I wish I could say that I am back to normal. Sadly, I am not. I am about a thousand miles from where I was at the beginning of the year, but I am still very gimpy and I walk with a noticeable limp. Last Thursday, I went to my very last physical therapy appointment with my amazing PT, Marley. From January through May, I spent about three hours a week with Marley, working on getting my strength back, and trying to get my leg straight. It’s a stubborn leg. Finally, I arrived at the point where it didn’t seem like going to PT was helping me anymore. I think I just need to be patient and give it time.
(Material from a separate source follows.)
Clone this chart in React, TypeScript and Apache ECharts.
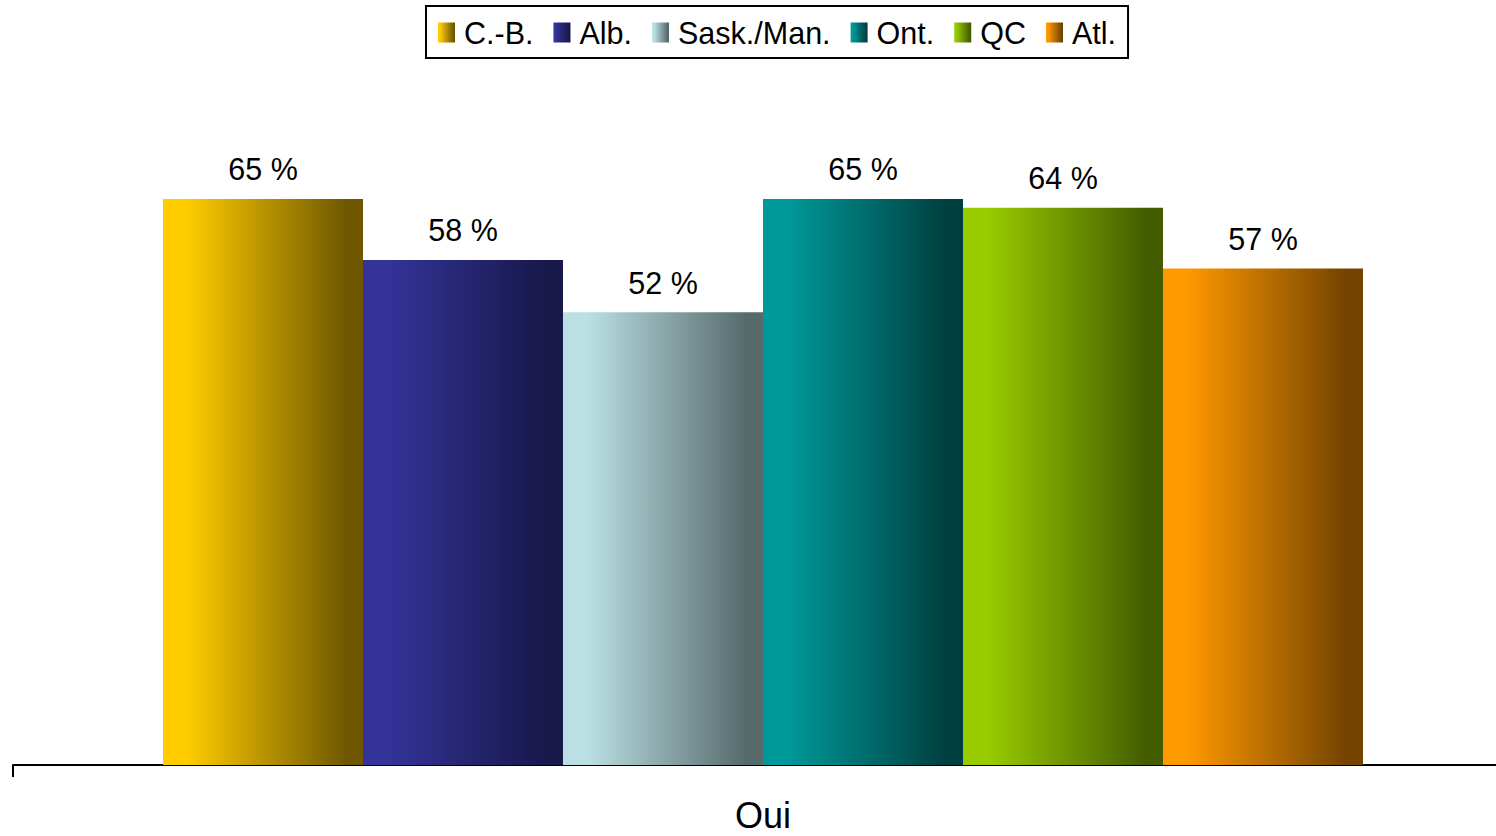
import React, { useEffect, useRef } from "react";
import * as echarts from "echarts";

const categories = ["Oui"];
const seriesNames = ["C.-B.", "Alb.", "Sask./Man.", "Ont.", "QC", "Atl."];
const seriesValues = [[65], [58], [52], [65], [64], [57]];
const lightColors = ["#FFCC00", "#333399", "#BBE0E3", "#009999", "#99CC00", "#FF9900"];
const darkColors = ["#6E5700", "#18184A", "#566A6C", "#003F40", "#435C00", "#734300"];

const FONT = "'Liberation Sans', Arial, sans-serif";

export default function App() {
  const ref = useRef<HTMLDivElement>(null);
  useEffect(() => {
    if (!ref.current) return;
    const chart = echarts.init(ref.current, null, { renderer: "svg" });
    const series = seriesNames.map((name, i) => ({
      name,
      type: "bar" as const,
      data: seriesValues[i],
      barGap: "0%",
      barCategoryGap: "20%",
      itemStyle: {
        color: new echarts.graphic.LinearGradient(0, 0, 1, 0, [
          { offset: 0, color: lightColors[i] },
          { offset: 0.12, color: lightColors[i] },
          { offset: 0.92, color: darkColors[i] },
          { offset: 1, color: darkColors[i] },
        ]),
      },
      label: {
        show: true,
        position: "top",
        distance: 14,
        formatter: "{c} %",
        color: "#000",
        fontFamily: FONT,
        fontSize: 30.5,
      },
    }));
    chart.setOption({
      animation: false,
      textStyle: { fontFamily: FONT },
      legend: {
        left: 426,
        top: 6,
        orient: "horizontal",
        borderColor: "#000",
        borderWidth: 2,
        padding: [11, 12, 10, 12],
        itemWidth: 17,
        itemHeight: 20,
        itemGap: 20,
        icon: "rect",
        textStyle: { fontSize: 30.5, color: "#000", fontFamily: FONT, padding: [0, 0, 0, 4] },
        data: seriesNames,
      },
      grid: { left: 13, right: 17, top: 68.3, bottom: 71, containLabel: false },
      xAxis: {
        type: "category",
        data: categories,
        boundaryGap: true,
        axisLine: { show: true, lineStyle: { color: "#000", width: 2 } },
        axisTick: { show: true, length: 12, lineStyle: { color: "#000", width: 2 } },
        axisLabel: { color: "#000", fontSize: 36, fontFamily: FONT, margin: 32 },
      },
      yAxis: {
        type: "value",
        min: 0,
        max: 80,
        show: false,
        splitLine: { show: false },
      },
      series,
    });
    return () => chart.dispose();
  }, []);
  return (
    <div
      style={{ position: "absolute", left: 0, top: 0, width: 1496, height: 836, overflow: "hidden", background: "#fff" }}
    >
      <div ref={ref} style={{ width: 1530, height: 836 }} />
    </div>
  );
}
After my surgery, my doctor told me it would be about a YEAR before my leg started to feel better. I have to admit, I sort of pooh-pooh’d that notion. As someone who has lived with chronic pain for years, I figured this was something I could overcome pretty easily. But, nope! It pretty much hurts every day. When I walk a lot, it hurts more. By bedtime, I am hobbling across the house, holding onto walls and railings and couches and small children for support.
But still – I am walking! I can stand, I can walk, I can drive. I have faith that eventually, I’ll look and feel pretty normal. And while these past six months have been a real downer in some ways, it’s been a blessing in some ways as well. I have grown even closer to my wonderful husband, which I wouldn’t have thought possible – the man went above and beyond in caring for me and adapting our lifestyle to make things work for me. He made sure I was always included in whatever was going on, even when it was hugely inconvenient. He also drove me all over hell and back, before I was able to drive myself. If you’re going to suffer a devastating injury, I recommend having someone amazing and supportive by your side. So, as I hit the six-month anniversary of the shittiest night of my life, I feel things are pretty okay, and like I’m on a solid path back to recovery!